At school he met W. H. Auden who became his lifelong friend. He later studied at Corpus Christi College, Cambridge, where he met Stephen Spender who was at Oxford University with Auden. Rejecting his upper-class background and attracted to men, he moved to Berlin, the capital of the young Weimar Republic, drawn by its deserved reputation for sexual freedom. He worked as private tutor while writing the novel Mr. Norris Changes Trains and a series of short stories collected under the title Goodbye to Berlin. These provided the inspiration for the play I Am a Camera and the subsequent musical Cabaret. A memorial plaque to Isherwood has been erected on the house in Schöneberg, Berlin where he lived. In September 1931 the poet William Plomer introduced him to E.M. Forster; they became close and Forster served as a mentor to the young writer.
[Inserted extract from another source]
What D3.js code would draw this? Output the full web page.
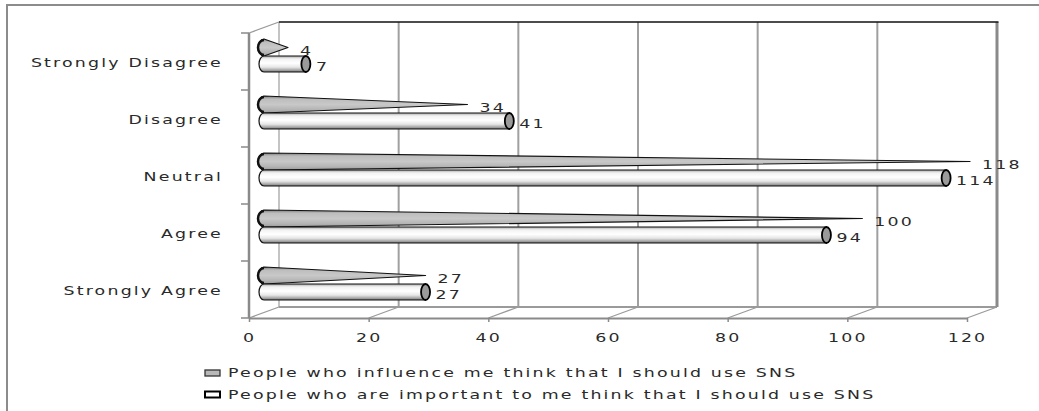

Auden and Isherwood travelled first to China in 1938, then emigrated to the United States in 1939. (The convenient timing of this move, coming just as Britain was about to be engulfed in the Second World War, placed them under a cloud and their reputations suffered for a time.) Isherwood settled in California where he embraced Hinduism. Together with Swami Prabhavananda he produced several Hindu scriptural translations, Vedanta essays, the biography Ramakrishna and his Followers, and novels, plays and screenplays, all imbued with themes and characters of Vedanta, karma, reincarnation and the Upanishadic quest.